问题
Is the following C++ code standard compliant?
#include <iostream>
int main()
{
[](auto v){ std::cout << v << std::endl; }.operator()<int>(42);
}
Both clang++ 3.8.0 and g++ 7.2.0 compile this code fine (the compiler flags are -std=c++14 -Wall -Wextra -Werror -pedantic-errors
).
回答1:
This is indeed standard compliant. The standard specifies there must be a member operator()
, and that it has one template argument for every occurence of auto
in its paramater-declaration-clause. There is no wording that forbids providing those explicitly.
Bottom of the line: The call operator of a lambda is just a normal function (template, if generic).

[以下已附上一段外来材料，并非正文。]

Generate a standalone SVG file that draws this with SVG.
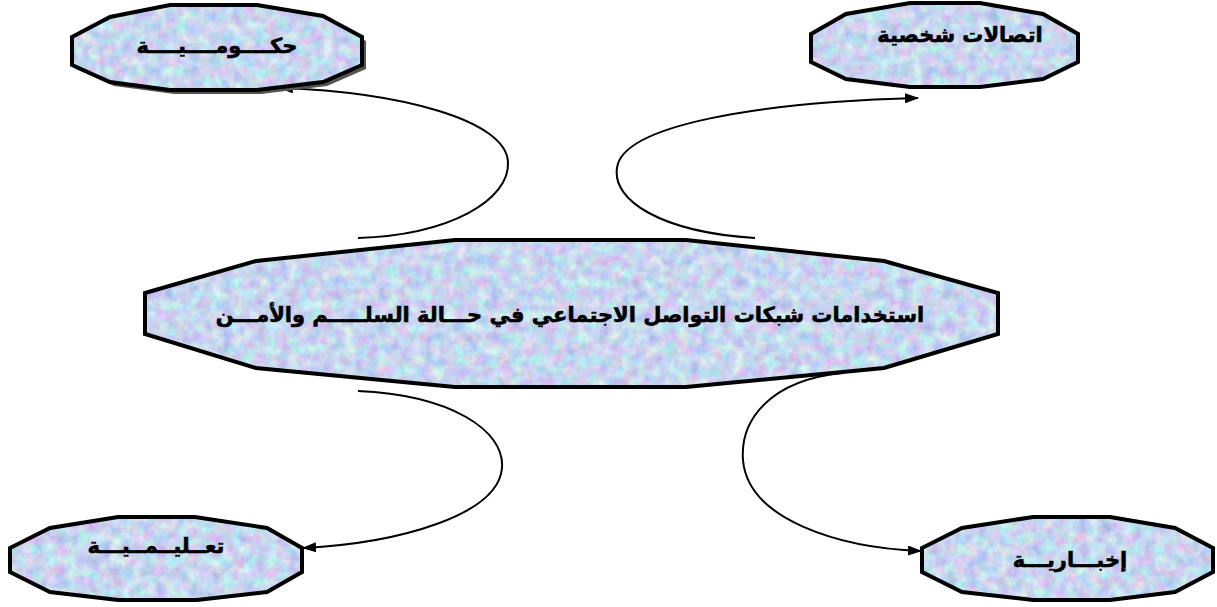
<svg xmlns="http://www.w3.org/2000/svg" width="1217" height="607" viewBox="0 0 1217 607">
<defs>
<filter id="tex" x="0" y="0" width="100%" height="100%" color-interpolation-filters="sRGB">
<feTurbulence type="fractalNoise" baseFrequency="0.09" numOctaves="3" seed="7" result="n"/>
<feColorMatrix in="n" type="matrix" values="0.4 0 0 0 0.58  0 0.4 0 0 0.64  0 0 0.15 0 0.86  0 0 0 0 1" result="c"/>
<feComposite in="c" in2="SourceGraphic" operator="in"/>
</filter>
<marker id="arr" viewBox="0 0 14 10" refX="13" refY="5" markerWidth="14" markerHeight="10" markerUnits="userSpaceOnUse" orient="auto">
<path d="M0,0 L14,5 L0,10 z" fill="#000"/>
</marker>
</defs>
<style>
.fill{fill:#c8d4f0;filter:url(#tex);}
.edge{fill:none;stroke:#000;stroke-width:4;stroke-linejoin:miter;}
.shadow{fill:#555;}
.lbl{font-family:"DejaVu Sans",sans-serif;font-weight:bold;font-size:21px;fill:#000;stroke:#000;stroke-width:0.6;text-anchor:middle;}
.conn{fill:none;stroke:#000;stroke-width:2;marker-end:url(#arr);}
</style>
<rect width="1217" height="607" fill="#fff"/>

<g id="connectors">
<path class="conn" d="M358,238 C450,235 510,200 508,162 C506,120 400,92 280,88"/>
<path class="conn" d="M755,238 C660,232 612,200 617,168 C622,125 760,102 918,98"/>
<path class="conn" d="M358,391 C450,395 505,430 502,468 C498,515 400,543 303,548"/>
<path class="conn" d="M843,373 C770,380 740,420 743,460 C748,520 840,548 921,551"/>
</g>

<g id="node-hukumiya">
<polygon class="shadow" transform="translate(4,4)" points="72,37 110,17 170,5 257,5 323,16 362,37 362,65 323,82 257,90 170,90 110,82 72,65"/>
<polygon class="fill" points="72,37 110,17 170,5 257,5 323,16 362,37 362,65 323,82 257,90 170,90 110,82 72,65"/>
<polygon class="edge" points="72,37 110,17 170,5 257,5 323,16 362,37 362,65 323,82 257,90 170,90 110,82 72,65"/>
<text class="lbl" x="217" y="53">حكــــومــــيــــة</text>
</g>

<g id="node-ittisalat">
<polygon class="fill" points="811,34 846,14 910,3 980,3 1043,14 1078,34 1078,62 1043,79 980,87 910,87 846,79 811,62"/>
<polygon class="edge" points="811,34 846,14 910,3 980,3 1043,14 1078,34 1078,62 1043,79 980,87 910,87 846,79 811,62"/>
<text class="lbl" x="960" y="42">اتصالات شخصية</text>
</g>

<g id="node-center">
<polygon class="fill" points="145,293 256,261 455,240 686,240 884,261 998,293 998,334 884,368 686,387 455,387 256,368 145,334"/>
<polygon class="edge" points="145,293 256,261 455,240 686,240 884,261 998,293 998,334 884,368 686,387 455,387 256,368 145,334"/>
<text class="lbl" x="570" y="322">استخدامات شبكات التواصل الاجتماعي في حـــالة السلـــــم والأمـــن</text>
</g>

<g id="node-talimiya">
<polygon class="fill" points="10,548 50,528 118,517 195,517 267,528 302,548 302,572 267,592 197,600 118,600 50,592 10,572"/>
<polygon class="edge" points="10,548 50,528 118,517 195,517 267,528 302,548 302,572 267,592 197,600 118,600 50,592 10,572"/>
<text class="lbl" x="156" y="553">تعــليــمــيـــة</text>
</g>

<g id="node-ikhbariya">
<polygon class="fill" points="922,548 962,528 1033,517 1110,517 1175,528 1213,548 1213,572 1175,592 1110,600 1033,600 962,592 922,572"/>
<polygon class="edge" points="922,548 962,528 1033,517 1110,517 1175,528 1213,548 1213,572 1175,592 1110,600 1033,600 962,592 922,572"/>
<text class="lbl" x="1070" y="567">إخبـــاريـــة</text>
</g>
</svg>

For reference, the relevant standard clause:
The closure type for a non-generic lambda-expression has a public inline function call operator (16.5.4) whose parameters and return type are described by the lambda-expression’s parameter-declaration-clause and trailing-return-type respectively. For a generic lambda, the closure type has a public inline function call operator member template (17.5.2) whose template-parameter-list consists of one invented type template- parameter for each occurrence of auto in the lambda’s parameter-declaration-clause, in order of appearance. The invented type template-parameter is a parameter pack if the corresponding parameter-declaration declares a function parameter pack (11.3.5). The return type and function parameters of the function call operator template are derived from the lambda-expression’s trailing-return-type and parameter-declaration-clause by replacing each occurrence of auto in the decl-specifiers of the parameter-declaration-clause with the name of the corresponding invented template-parameter.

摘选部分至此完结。